I woke late. Heated up some chicken tikka masala I made for lunch yesterday. I ate while I perused a Henri Nouwen book I’ve read before.
I went for a drive. The usual drive. Forty-five minutes of winding through forests to a lake-side park. I always stop halfway at the same grocery store for a rather humble cup of coffee to accompany my pipe.
Today, the whole drive out, I felt like I was waiting to wake up. I have been tired. And I’ve been blowing on an ember of discontent, and it’s been glowing. And it’s been hard to hold, and I’ve been holding.
I parked in front of a wall of honeysuckle. I stepped out, and was struck by the scent. Just like always, like every spring, when those fragrances of the warmer South spread again.
I sat at a picnic table there, looking out over a broad expanse of lake. I lit the pipe, which took a while in the wind. I sipped the coffee. And sat.
And the only thing over all that water, under all that sky, were five birds, small and sharp-winged. They sped and dove, they played the whole time I was there. I would forget about them, and one would arc a few feet away from me. I hope to remember enough about them to identify them later. But I do not trust my memory, as fleeting as those fast wings. The birds either did not know I was there, or they considered me harmless. They flew close enough to feel kindred.
When the pipe was done, I took my coffee back to the car and got in. But then, I got out again, the car still running. I walked to the honeysuckle bush, and bent to find a suitable flower. I picked it. Pinched it at the base and pulled the pistil through to drink the nectar. I drank a couple more–like when I was a child. It was sweeter even than I remembered, the flavor stronger.
I heard a rustling–a cardinal, in the bush near my feet. A flash of red among the green. He saw or heard me, and he vanished.
And then I left. Almost as if to remind me of their play, the birds danced around the car as I drove from the park. I almost had forgotten them, as I forget so many of the small joys each day brings. I turn from blessing to blessing to blessing.
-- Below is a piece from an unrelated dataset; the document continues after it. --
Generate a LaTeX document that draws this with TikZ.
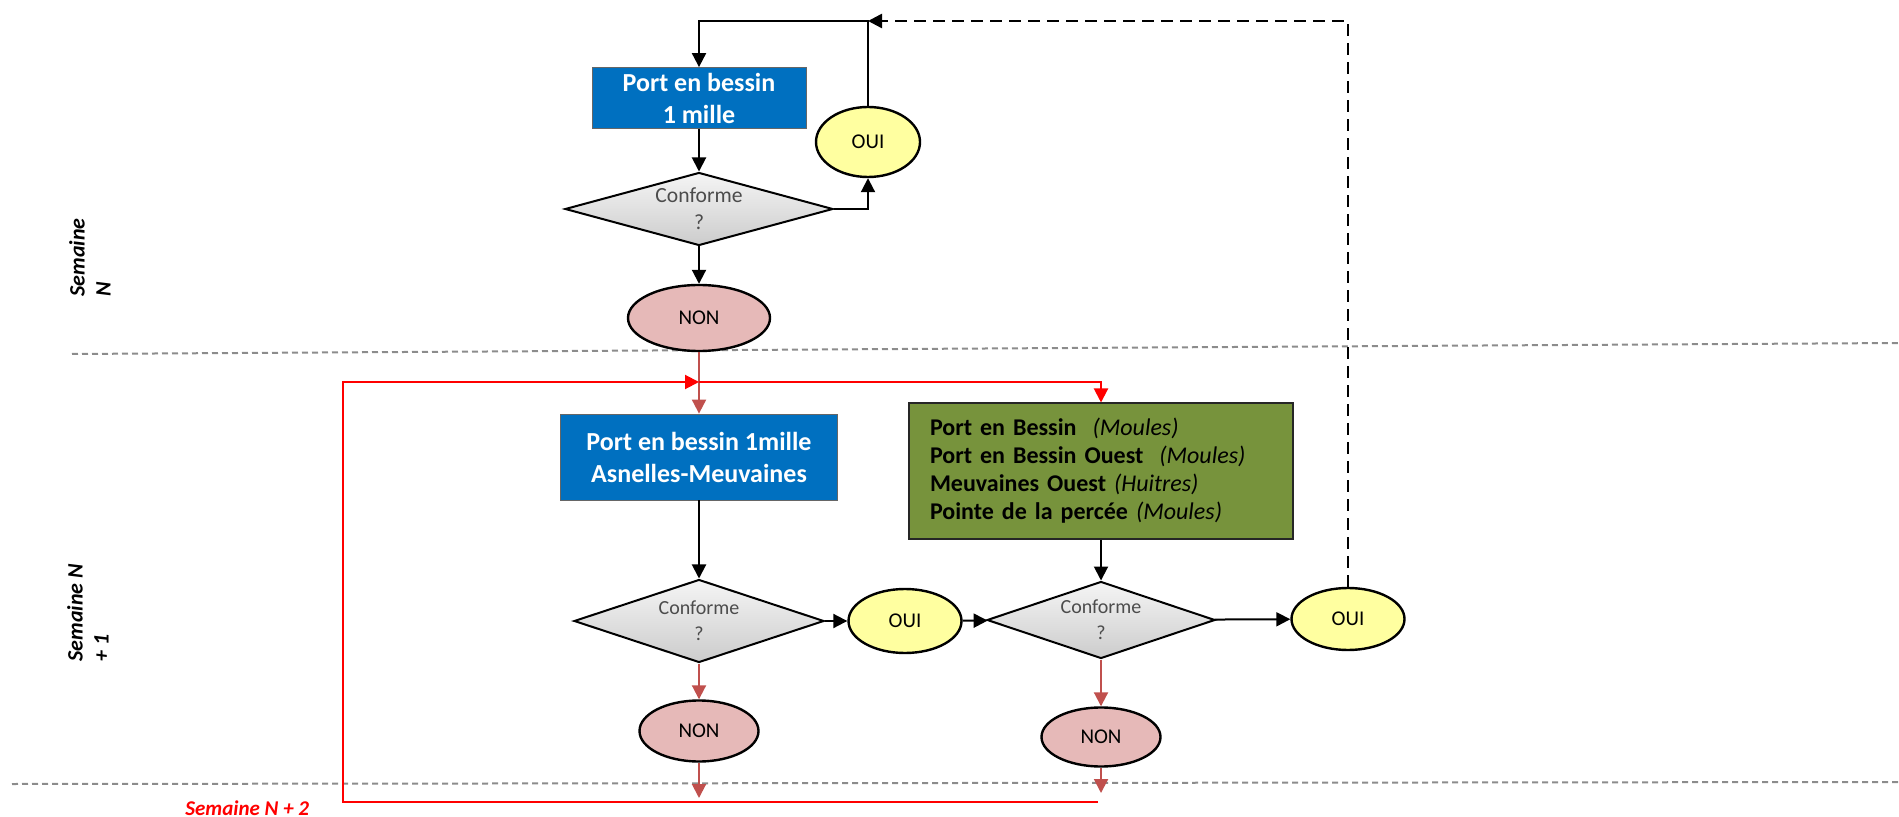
\documentclass[tikz,border=0pt]{standalone}
\usepackage{fontspec}
\setmainfont{Carlito}
\usepackage{tikz}
\usetikzlibrary{arrows.meta,shapes.geometric,positioning}
\usepackage{xcolor}
\definecolor{pbblue}{RGB}{0,112,192}
\definecolor{pbgreen}{RGB}{119,147,60}
\definecolor{pbyellow}{RGB}{255,255,160}
\definecolor{pbpink}{RGB}{230,185,184}
\definecolor{pbred}{RGB}{192,80,77}
\newcommand{\coquillage}[1]{{\mdseries\itshape (#1)}}
\tikzstyle{bluebox} = [rectangle, draw=black!60, fill=pbblue, text=white, align=center, inner sep=0pt, font=\fontsize{13}{16}\selectfont\bfseries]
\tikzstyle{greenbox} = [rectangle, draw=black!85, line width=1pt, fill=pbgreen, align=left, text width=171pt, inner xsep=10.5pt, inner ysep=0pt, font=\fontsize{12}{14}\selectfont\bfseries]
\tikzstyle{decision} = [diamond, aspect=3, draw=black, line width=1pt, top color=gray!8, bottom color=gray!40, text=black!70, align=center, inner sep=0pt, font=\fontsize{10}{13}\selectfont]
\tikzstyle{ouinode} = [ellipse, draw=black, line width=1.2pt, fill=pbyellow, inner sep=0pt, font=\fontsize{10.5}{12}\selectfont]
\tikzstyle{nonnode} = [ellipse, draw=black, line width=1.2pt, fill=pbpink, inner sep=0pt, font=\fontsize{10.5}{12}\selectfont]
\tikzstyle{arrow} = [line width=1pt, -{Triangle[length=7pt,width=7pt]}]
\tikzstyle{nonarrow} = [arrow, color=pbred]
\tikzstyle{redline} = [line width=1pt, color=red]
\tikzstyle{sepline} = [line width=1pt, color=black!45, dash pattern=on 3pt off 2pt]
\tikzstyle{weeklabel} = [rotate=90, anchor=west, align=left, inner sep=0pt, font=\fontsize{11}{13}\selectfont\bfseries\itshape]

\begin{document}
\begin{tikzpicture}[x=0.5pt, y=-0.5pt]
\useasboundingbox (0,0) rectangle (1899,817);

% Week separators and labels
\draw[sepline] (72,354) -- (1899,343);
\draw[sepline] (12,784) -- (1899,782);
\node (wkN) [weeklabel] at (90,297) {Semaine\\N};
\node (wkN1) [weeklabel] at (88,662) {Semaine N\\+ 1};
\node (wkN2) [anchor=west, inner sep=0pt, text=red, font=\fontsize{10.5}{12}\selectfont\bfseries\itshape] at (185,808) {Semaine N + 2};

% Week N
\node (box1) [bluebox, minimum width=107pt, minimum height=30.5pt] at (699,98) {Port en bessin\\1 mille};
\node (d1) [decision, minimum width=134pt, minimum height=36.5pt, font=\fontsize{10.8}{13.5}\selectfont] at (699,209) {Conforme\\?};
\node (oui1) [ouinode, minimum width=52pt, minimum height=35pt] at (868,142) {OUI};
\node (non1) [nonnode, minimum width=71pt, minimum height=33pt] at (699,318) {NON};
\coordinate (looptop) at (868,21);

% Week N+1
\node (box2) [bluebox, minimum width=138.5pt, minimum height=43pt] at (699,457) {Port en bessin 1mille\\Asnelles-Meuvaines};
\node (d2) [decision, minimum width=125pt, minimum height=41.5pt] at (699,621) {Conforme\\?};
\node (oui2) [ouinode, minimum width=56.5pt, minimum height=32pt] at (905,621) {OUI};
\node (non2) [nonnode, minimum width=59.5pt, minimum height=30.5pt] at (699,731) {NON};
\node (green) [greenbox, minimum height=67.5pt] at (1101,471) {Port en Bessin ~\coquillage{Moules}\\Port en Bessin Ouest ~\coquillage{Moules}\\Meuvaines Ouest \coquillage{Huitres}\\Pointe de la percée \coquillage{Moules}};
\node (d3) [decision, minimum width=114pt, minimum height=38.5pt] at (1101,620) {Conforme\\?};
\node (oui3) [ouinode, minimum width=56.5pt, minimum height=31pt] at (1348,619) {OUI};
\node (non3) [nonnode, minimum width=59.5pt, minimum height=29.5pt] at (1101,737) {NON};

% Red loop to week N+2
\coordinate (redtl) at (343,382);
\coordinate (redbl) at (343,802);
\coordinate (redbr) at (1098,802);
\coordinate (n2end) at (699,798);
\coordinate (n3end) at (1101,793);

% Arrows
\draw[arrow] (box1) -- (d1);
\draw[arrow] (d1) -- (non1);
\draw[arrow] (d1.east) -| (oui1.south);
\draw[arrow] (oui1.north) -- (looptop) -| (box1.north);
\draw[arrow, line width=1.3pt, dash pattern=on 6pt off 3.5pt] (oui3.north) |- (looptop);
\draw[nonarrow] (non1) -- (box2);
\draw[arrow] (box2) -- (d2);
\draw[arrow] (d2) -- (oui2);
\draw[arrow] (oui2) -- (d3);
\draw[arrow] (green) -- (d3);
\draw[arrow] (d3) -- (oui3);
\draw[nonarrow] (d2) -- (non2);
\draw[nonarrow] (d3) -- (non3);
\draw[nonarrow] (non2.south) -- (n2end);
\draw[nonarrow] (non3.south) -- (n3end);
\draw[redline, -{Triangle[length=7pt,width=7pt]}] (redbr) -- (redbl) -- (redtl) -- (box2.north |- redtl);
\draw[redline, -{Triangle[length=7pt,width=7pt]}] (box2.north |- redtl) -| (green.north);
\end{tikzpicture}
\end{document}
Like a child, I forget, and I am overwhelmed again and again.
What a joy to share the world with these creatures that could occupy the novels of Marquez or Murakami: strange and beautiful birds that seem to know me, but whose names I either can’t remember, or never knew.
The day made me think of a Li-Young Lee poem.
There are days we live
as if death were nowhere
in the background; from joy
to joy to joy, from wing to wing,
from blossom to blossom to
impossible blossom, to sweet impossible blossom.
Note: After spending some time with my copy of the Sibley Guide to Birds, I think my friends at the lake are cliff swallows.